WRITTEN EXERCISE:
Below are some records: retype them all exactly, but not the pictures.

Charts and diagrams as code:
------------------------------------------------
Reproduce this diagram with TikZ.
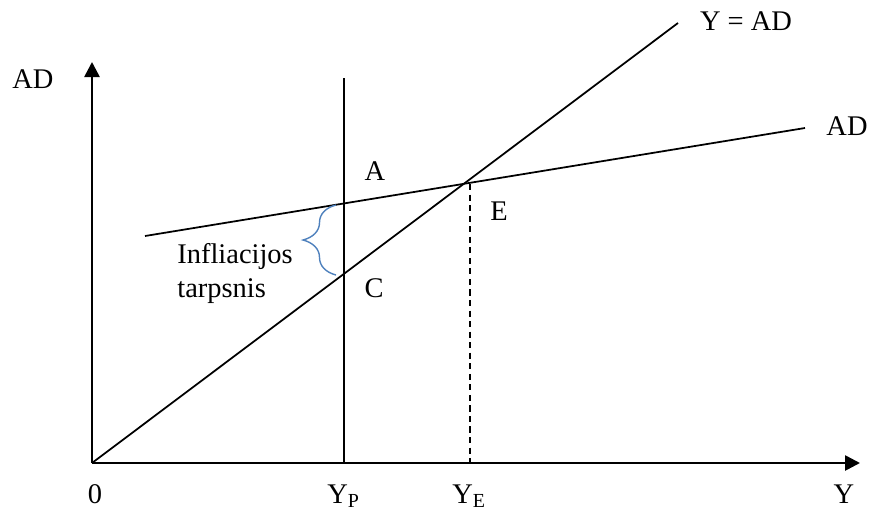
\documentclass[tikz,border=0pt]{standalone}
\usepackage{fontspec}
\setmainfont{Liberation Serif}
\usetikzlibrary{arrows.meta, decorations.pathreplacing}
\definecolor{braceblue}{RGB}{79, 129, 189}

\begin{document}
\begin{tikzpicture}[x=0.02cm, y=-0.02cm, font=\fontsize{16.2}{19}\selectfont,
        axis/.style={line width=1.5pt, -{Triangle[length=0.3cm, width=0.3cm]}},
        curve/.style={line width=1pt},
        lbl/.style={inner sep=0pt, anchor=base}]
        \useasboundingbox (0,0) rectangle (871,511);
        % axes
        \coordinate (O) at (92,463);
        \coordinate (yend) at (92,62);
        \coordinate (xend) at (860,463);
        \draw[axis] (O) -- (yend);
        \draw[axis] (O) -- (xend);
        % lines
        \coordinate (g1) at (678,23);
        \coordinate (ad0) at (145,236);
        \coordinate (ad1) at (805,128);
        \coordinate (P0) at (344,78);
        \coordinate (P1) at (344,463);
        \coordinate (Eup) at (470,184);
        \coordinate (Elow) at (470,463);
        \draw[curve] (O) -- (g1);
        \draw[curve] (ad0) -- (ad1);
        \draw[curve] (P0) -- (P1);
        \draw[curve, dash pattern=on 3.5pt off 2.5pt] (Eup) -- (Elow);
        % gap brace
        \coordinate (b0) at (336,275);
        \coordinate (b1) at (336,205);
        \draw[braceblue, line width=0.8pt, decorate, decoration={brace, amplitude=0.66cm}] (b0) -- (b1);
        % labels
        \node[lbl] (adaxis) at (33,88)  {AD};
        \node[lbl] (yad)    at (746,30) {Y = AD};
        \node[lbl] (adline) at (847,135) {AD};
        \node[lbl] (ptA)    at (375,180) {A};
        \node[lbl] (ptE)    at (499,220) {E};
        \node[lbl] (ptC)    at (374,297) {C};
        \node[lbl, anchor=base west, align=left] (gap) at (177,297) {Infliacijos\\tarpsnis};
        \node[lbl] (zero)   at (95,503)  {0};
        \node[lbl, anchor=base west] (yp) at (327,503) {Y\textsubscript{P}};
        \node[lbl, anchor=base west] (ye) at (452,503) {Y\textsubscript{E}};
        \node[lbl] (yaxis)  at (844,503) {Y};
    \end{tikzpicture}
\end{document}
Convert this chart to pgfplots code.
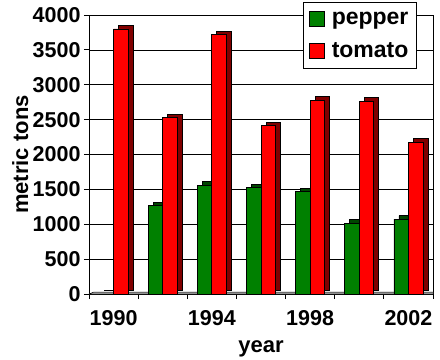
------------------------------------------------
COMPLETED TASK:
Reproduce this diagram with TikZ.
\documentclass[tikz,border=0pt]{standalone}
\usepackage{fontspec}
\setmainfont{Liberation Serif}
\usetikzlibrary{arrows.meta, decorations.pathreplacing}
\definecolor{braceblue}{RGB}{79, 129, 189}

\begin{document}
\begin{tikzpicture}[x=0.02cm, y=-0.02cm, font=\fontsize{16.2}{19}\selectfont,
        axis/.style={line width=1.5pt, -{Triangle[length=0.3cm, width=0.3cm]}},
        curve/.style={line width=1pt},
        lbl/.style={inner sep=0pt, anchor=base}]
        \useasboundingbox (0,0) rectangle (871,511);
        % axes
        \coordinate (O) at (92,463);
        \coordinate (yend) at (92,62);
        \coordinate (xend) at (860,463);
        \draw[axis] (O) -- (yend);
        \draw[axis] (O) -- (xend);
        % lines
        \coordinate (g1) at (678,23);
        \coordinate (ad0) at (145,236);
        \coordinate (ad1) at (805,128);
        \coordinate (P0) at (344,78);
        \coordinate (P1) at (344,463);
        \coordinate (Eup) at (470,184);
        \coordinate (Elow) at (470,463);
        \draw[curve] (O) -- (g1);
        \draw[curve] (ad0) -- (ad1);
        \draw[curve] (P0) -- (P1);
        \draw[curve, dash pattern=on 3.5pt off 2.5pt] (Eup) -- (Elow);
        % gap brace
        \coordinate (b0) at (336,275);
        \coordinate (b1) at (336,205);
        \draw[braceblue, line width=0.8pt, decorate, decoration={brace, amplitude=0.66cm}] (b0) -- (b1);
        % labels
        \node[lbl] (adaxis) at (33,88)  {AD};
        \node[lbl] (yad)    at (746,30) {Y = AD};
        \node[lbl] (adline) at (847,135) {AD};
        \node[lbl] (ptA)    at (375,180) {A};
        \node[lbl] (ptE)    at (499,220) {E};
        \node[lbl] (ptC)    at (374,297) {C};
        \node[lbl, anchor=base west, align=left] (gap) at (177,297) {Infliacijos\\tarpsnis};
        \node[lbl] (zero)   at (95,503)  {0};
        \node[lbl, anchor=base west] (yp) at (327,503) {Y\textsubscript{P}};
        \node[lbl, anchor=base west] (ye) at (452,503) {Y\textsubscript{E}};
        \node[lbl] (yaxis)  at (844,503) {Y};
    \end{tikzpicture}
\end{document}
Convert this chart to pgfplots code.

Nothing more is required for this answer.